Exercise description -> Your answer should be a single number: the count of lines that include "matplotlib".

Given information ->
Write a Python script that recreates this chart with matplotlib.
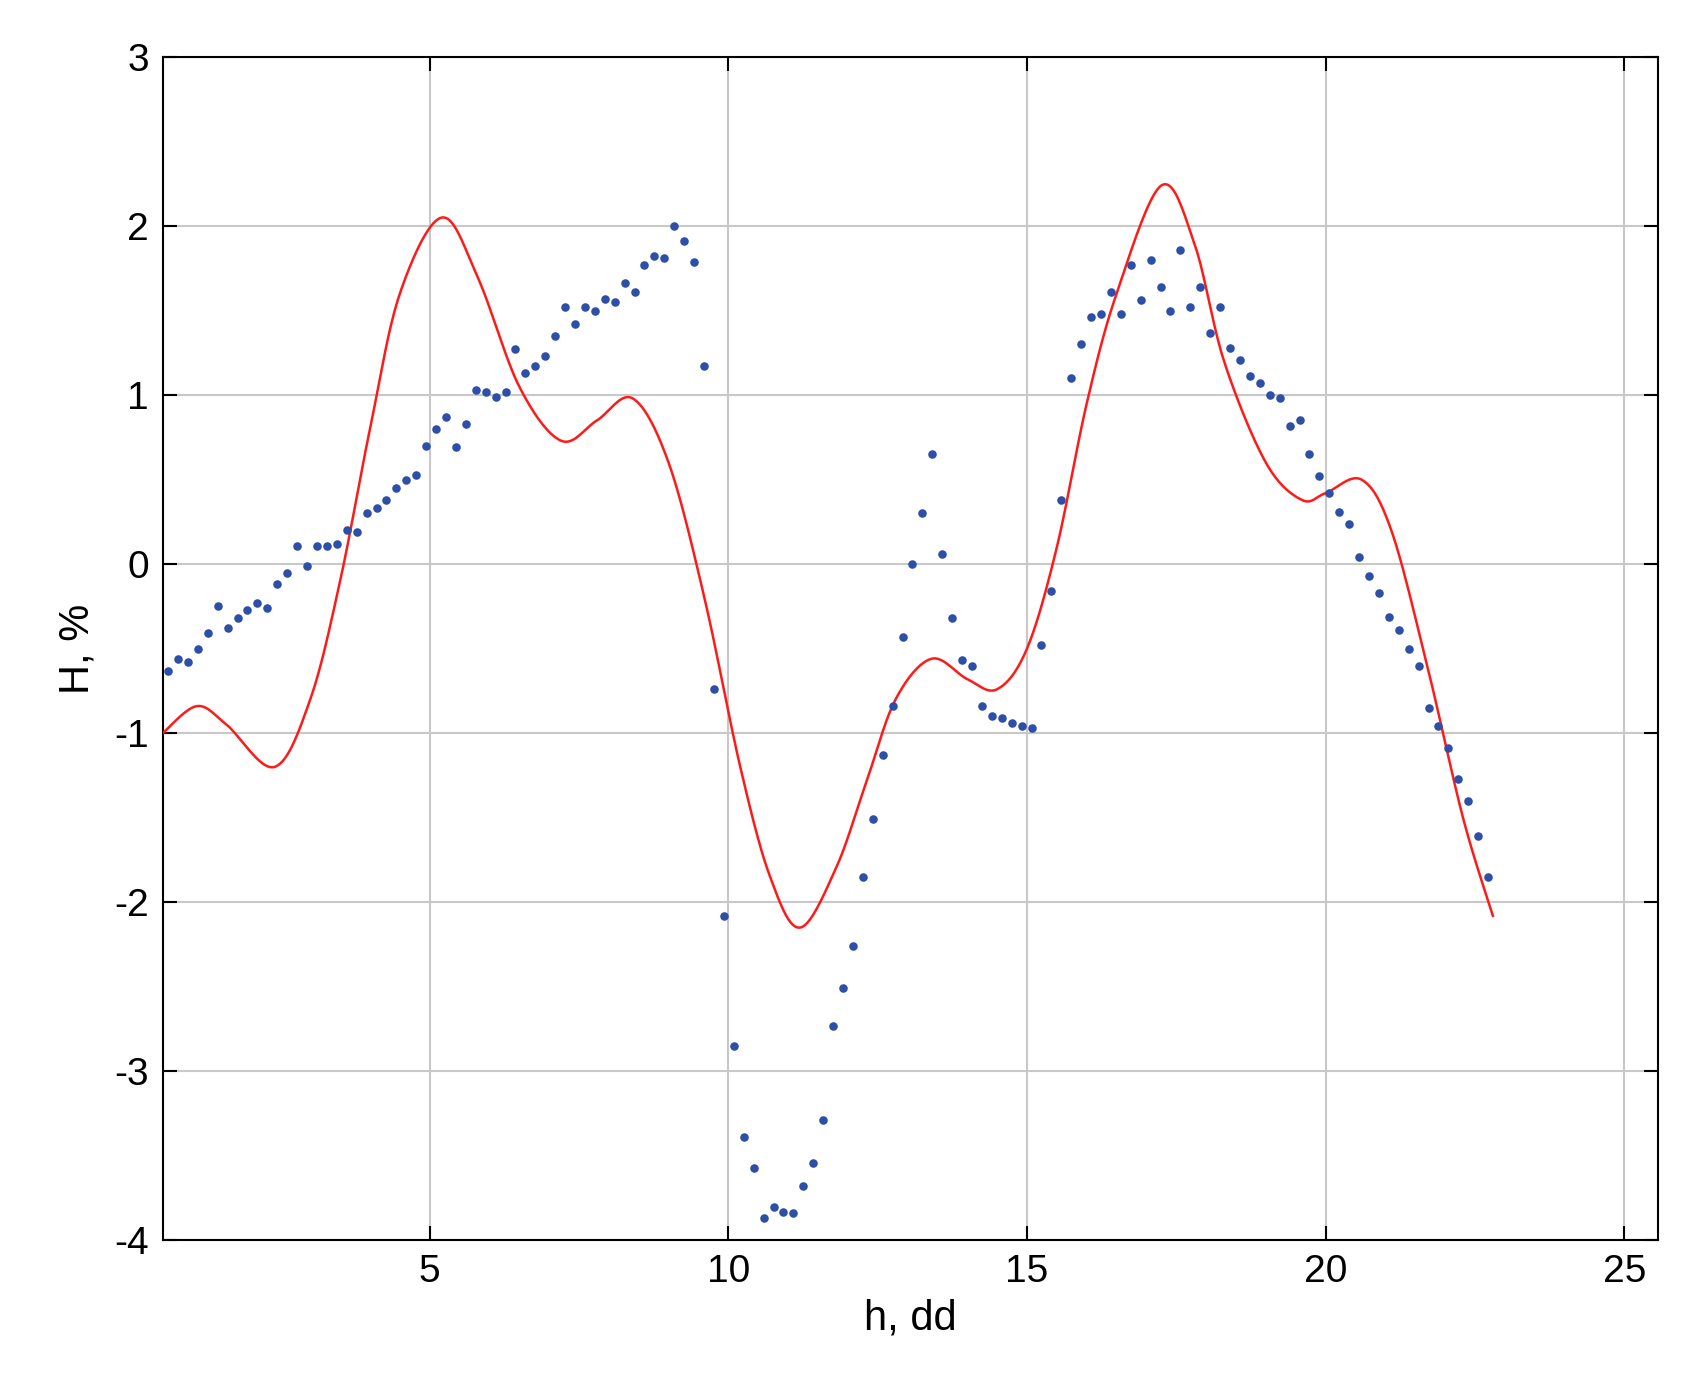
import numpy as np
import matplotlib
matplotlib.use("Agg")
import matplotlib.pyplot as plt

plt.rcParams['font.family'] = ['Liberation Sans', 'DejaVu Sans']
plt.rcParams['axes.unicode_minus'] = False

obs_y = [-0.63,-0.56,-0.58,-0.50,-0.41,-0.25,-0.38,-0.32,-0.27,-0.23,-0.26,-0.12,-0.05,0.11,-0.01,0.11,0.11,0.12,0.20,0.19,
         0.30,0.33,0.38,0.45,0.50,0.53,0.70,0.80,0.87,0.69,0.83,1.03,1.02,0.99,1.02,1.27,1.13,1.17,1.23,1.35,
         1.52,1.42,1.52,1.50,1.57,1.55,1.66,1.61,1.77,1.82,1.81,2.00,1.91,1.79,1.17,-0.74,-2.08,-2.85,-3.39,-3.57,
         -3.87,-3.80,-3.83,-3.84,-3.68,-3.54,-3.29,-2.73,-2.51,-2.26,-1.85,-1.51,-1.13,-0.84,-0.43,0.00,0.30,0.65,0.06,-0.32,
         -0.57,-0.60,-0.84,-0.90,-0.91,-0.94,-0.96,-0.97,-0.48,-0.16,0.38,1.10,1.30,1.46,1.48,1.61,1.48,1.77,1.56,1.80,
         1.64,1.50,1.86,1.52,1.64,1.37,1.52,1.28,1.21,1.11,1.07,1.00,0.98,0.82,0.85,0.65,0.52,0.42,0.31,0.24,
         0.04,-0.07,-0.17,-0.31,-0.39,-0.50,-0.60,-0.85,-0.96,-1.09,-1.27,-1.40,-1.61,-1.85]
obs_x = np.linspace(0.62, 22.72, len(obs_y))

fit_x = [0.53,1.1,1.6,2.4,3.0,3.5,4.0,4.5,5.2,5.8,6.5,7.2,7.8,8.4,9.0,9.6,10.2,10.7,11.2,11.8,12.3,12.8,13.4,14.0,14.5,
         15.0,15.5,16.0,16.5,17.25,17.8,18.3,19.0,19.6,20.0,20.6,21.1,21.7,22.3,22.8]
fit_y = [-1.0,-0.84,-0.95,-1.2,-0.8,-0.1,0.8,1.6,2.05,1.7,1.05,0.73,0.85,0.98,0.6,-0.2,-1.2,-1.85,-2.15,-1.8,-1.3,-0.8,-0.56,-0.68,-0.74,
         -0.5,0.1,0.95,1.6,2.24,1.9,1.2,0.6,0.38,0.42,0.5,0.2,-0.6,-1.5,-2.08]

def smooth(xs, ys, n=20):
    p = np.column_stack([xs, ys])
    p = np.vstack([p[0], p, p[-1]])
    out = []
    t = np.linspace(0, 1, n, endpoint=False)[:, None]
    for i in range(1, len(p) - 2):
        p0, p1, p2, p3 = p[i-1], p[i], p[i+1], p[i+2]
        out.append(0.5*((2*p1) + (-p0+p2)*t + (2*p0-5*p1+4*p2-p3)*t**2 + (-p0+3*p1-3*p2+p3)*t**3))
    out.append(p[-2][None, :])
    a = np.vstack(out)
    return a[:, 0], a[:, 1]

fig = plt.figure(figsize=(16.95, 13.89), dpi=100)
ax = fig.add_axes([0.096, 0.107, 0.882, 0.852])
sx, sy = smooth(fit_x, fit_y)
ax.plot(sx, sy, color='#ff1a1a', lw=1.8, zorder=3)
ax.scatter(obs_x, obs_y, s=38, color='#2e4fa8', zorder=4, linewidths=0)
ax.set_xlim(0.53, 25.56)
ax.set_ylim(-4, 3)
ax.set_xticks([5, 10, 15, 20, 25])
ax.set_yticks(range(-4, 4))
ax.grid(True, color='#c8c8c8', lw=1.5)
ax.tick_params(direction='in', length=10, width=1.5, labelsize=28, top=True, right=True, pad=10)
for s in ax.spines.values():
    s.set_linewidth(1.5)
ax.set_xlabel('h, dd', fontsize=30, labelpad=6)
ax.set_ylabel('H, %', fontsize=30, labelpad=12)
fig.savefig('out.png', dpi=100)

Correct response -> 4